### AIM
Pictures stay out. Extract the lines below from the first one through the line with "minimum width=162pt, minimum", both included.

═════ DATASET CONTENT ═════

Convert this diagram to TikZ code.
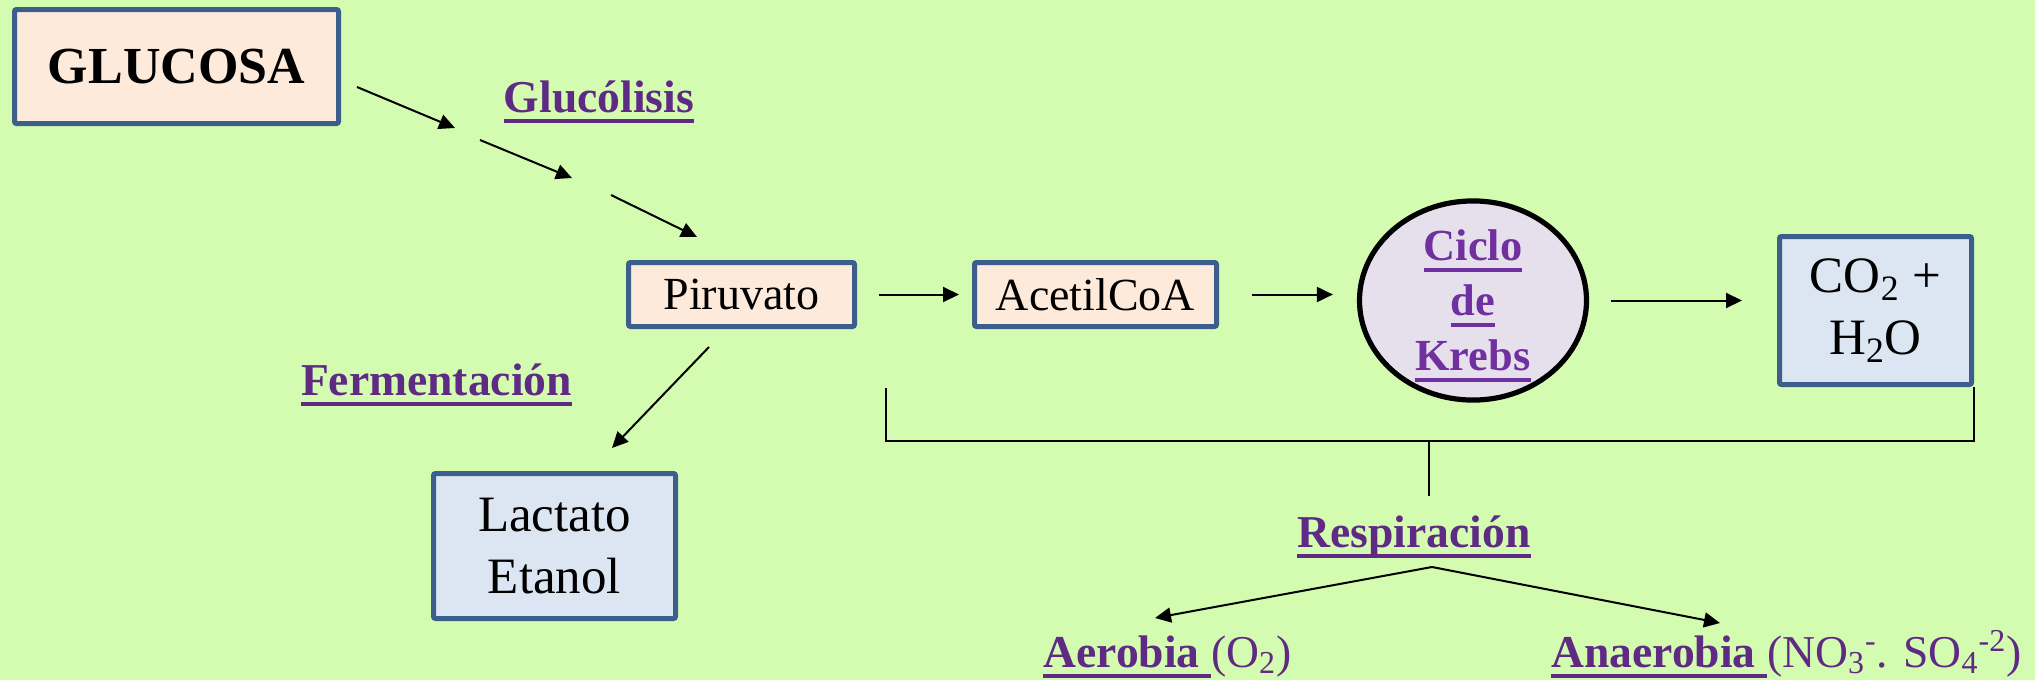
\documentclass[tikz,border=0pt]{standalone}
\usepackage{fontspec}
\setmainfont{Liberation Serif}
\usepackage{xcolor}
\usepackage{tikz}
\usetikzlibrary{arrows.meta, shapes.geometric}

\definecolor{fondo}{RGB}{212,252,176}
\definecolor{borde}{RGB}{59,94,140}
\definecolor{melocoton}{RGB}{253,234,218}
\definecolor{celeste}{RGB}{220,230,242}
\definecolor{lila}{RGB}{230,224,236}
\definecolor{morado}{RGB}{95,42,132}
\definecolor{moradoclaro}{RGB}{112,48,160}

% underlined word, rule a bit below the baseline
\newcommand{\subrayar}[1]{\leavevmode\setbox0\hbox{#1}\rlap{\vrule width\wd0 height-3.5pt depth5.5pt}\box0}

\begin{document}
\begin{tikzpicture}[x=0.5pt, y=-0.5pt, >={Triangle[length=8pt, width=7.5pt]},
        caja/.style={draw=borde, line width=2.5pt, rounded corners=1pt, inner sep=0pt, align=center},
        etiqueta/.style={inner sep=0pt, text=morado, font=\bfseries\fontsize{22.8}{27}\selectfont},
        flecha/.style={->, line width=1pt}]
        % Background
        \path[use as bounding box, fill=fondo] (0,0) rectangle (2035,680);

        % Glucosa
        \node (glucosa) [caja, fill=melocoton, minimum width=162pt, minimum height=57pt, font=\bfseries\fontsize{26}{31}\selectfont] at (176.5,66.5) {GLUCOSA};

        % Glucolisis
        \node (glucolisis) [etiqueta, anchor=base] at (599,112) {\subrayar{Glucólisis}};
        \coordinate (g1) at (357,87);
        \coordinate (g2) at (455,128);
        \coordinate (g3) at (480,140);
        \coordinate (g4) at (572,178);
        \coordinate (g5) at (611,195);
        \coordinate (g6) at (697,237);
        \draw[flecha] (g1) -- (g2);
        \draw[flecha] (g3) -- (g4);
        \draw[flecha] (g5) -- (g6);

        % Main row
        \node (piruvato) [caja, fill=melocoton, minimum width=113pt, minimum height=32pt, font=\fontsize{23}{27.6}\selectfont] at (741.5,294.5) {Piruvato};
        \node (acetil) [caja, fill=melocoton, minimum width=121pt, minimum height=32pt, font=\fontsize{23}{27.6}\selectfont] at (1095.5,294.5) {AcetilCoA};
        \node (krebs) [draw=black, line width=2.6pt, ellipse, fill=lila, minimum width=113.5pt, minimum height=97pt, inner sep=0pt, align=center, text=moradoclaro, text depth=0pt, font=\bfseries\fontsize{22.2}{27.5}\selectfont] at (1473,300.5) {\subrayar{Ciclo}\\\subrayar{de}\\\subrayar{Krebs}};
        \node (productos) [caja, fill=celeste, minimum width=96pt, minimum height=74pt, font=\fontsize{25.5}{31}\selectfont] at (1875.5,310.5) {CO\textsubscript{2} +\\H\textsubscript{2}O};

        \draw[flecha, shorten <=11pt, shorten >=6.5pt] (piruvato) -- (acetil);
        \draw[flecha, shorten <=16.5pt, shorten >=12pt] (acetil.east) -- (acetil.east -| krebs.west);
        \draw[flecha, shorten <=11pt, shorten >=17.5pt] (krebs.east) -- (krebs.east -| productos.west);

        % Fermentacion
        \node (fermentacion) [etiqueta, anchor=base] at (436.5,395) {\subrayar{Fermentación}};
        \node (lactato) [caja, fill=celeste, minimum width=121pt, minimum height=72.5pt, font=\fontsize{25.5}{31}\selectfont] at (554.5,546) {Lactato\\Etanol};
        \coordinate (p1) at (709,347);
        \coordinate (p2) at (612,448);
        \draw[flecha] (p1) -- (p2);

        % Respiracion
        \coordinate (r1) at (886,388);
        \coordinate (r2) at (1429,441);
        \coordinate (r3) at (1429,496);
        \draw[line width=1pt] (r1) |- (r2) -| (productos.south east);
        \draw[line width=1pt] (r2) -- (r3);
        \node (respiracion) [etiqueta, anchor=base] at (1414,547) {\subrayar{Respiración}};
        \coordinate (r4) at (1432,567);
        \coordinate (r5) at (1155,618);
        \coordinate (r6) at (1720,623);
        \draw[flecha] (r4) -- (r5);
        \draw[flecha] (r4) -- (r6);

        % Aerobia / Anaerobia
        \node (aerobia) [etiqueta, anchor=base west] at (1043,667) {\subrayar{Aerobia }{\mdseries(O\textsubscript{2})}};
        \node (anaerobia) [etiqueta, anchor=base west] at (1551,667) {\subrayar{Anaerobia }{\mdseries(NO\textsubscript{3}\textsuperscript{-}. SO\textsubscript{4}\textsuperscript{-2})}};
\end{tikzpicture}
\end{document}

═════

### ANSWER TO THIS TASK
Convert this diagram to TikZ code.
\documentclass[tikz,border=0pt]{standalone}
\usepackage{fontspec}
\setmainfont{Liberation Serif}
\usepackage{xcolor}
\usepackage{tikz}
\usetikzlibrary{arrows.meta, shapes.geometric}

\definecolor{fondo}{RGB}{212,252,176}
\definecolor{borde}{RGB}{59,94,140}
\definecolor{melocoton}{RGB}{253,234,218}
\definecolor{celeste}{RGB}{220,230,242}
\definecolor{lila}{RGB}{230,224,236}
\definecolor{morado}{RGB}{95,42,132}
\definecolor{moradoclaro}{RGB}{112,48,160}

% underlined word, rule a bit below the baseline
\newcommand{\subrayar}[1]{\leavevmode\setbox0\hbox{#1}\rlap{\vrule width\wd0 height-3.5pt depth5.5pt}\box0}

\begin{document}
\begin{tikzpicture}[x=0.5pt, y=-0.5pt, >={Triangle[length=8pt, width=7.5pt]},
        caja/.style={draw=borde, line width=2.5pt, rounded corners=1pt, inner sep=0pt, align=center},
        etiqueta/.style={inner sep=0pt, text=morado, font=\bfseries\fontsize{22.8}{27}\selectfont},
        flecha/.style={->, line width=1pt}]
        % Background
        \path[use as bounding box, fill=fondo] (0,0) rectangle (2035,680);

        % Glucosa
        \node (glucosa) [caja, fill=melocoton, minimum width=162pt, minimum height=57pt, font=\bfseries\fontsize{26}{31}\selectfont] at (176.5,66.5) {GLUCOSA};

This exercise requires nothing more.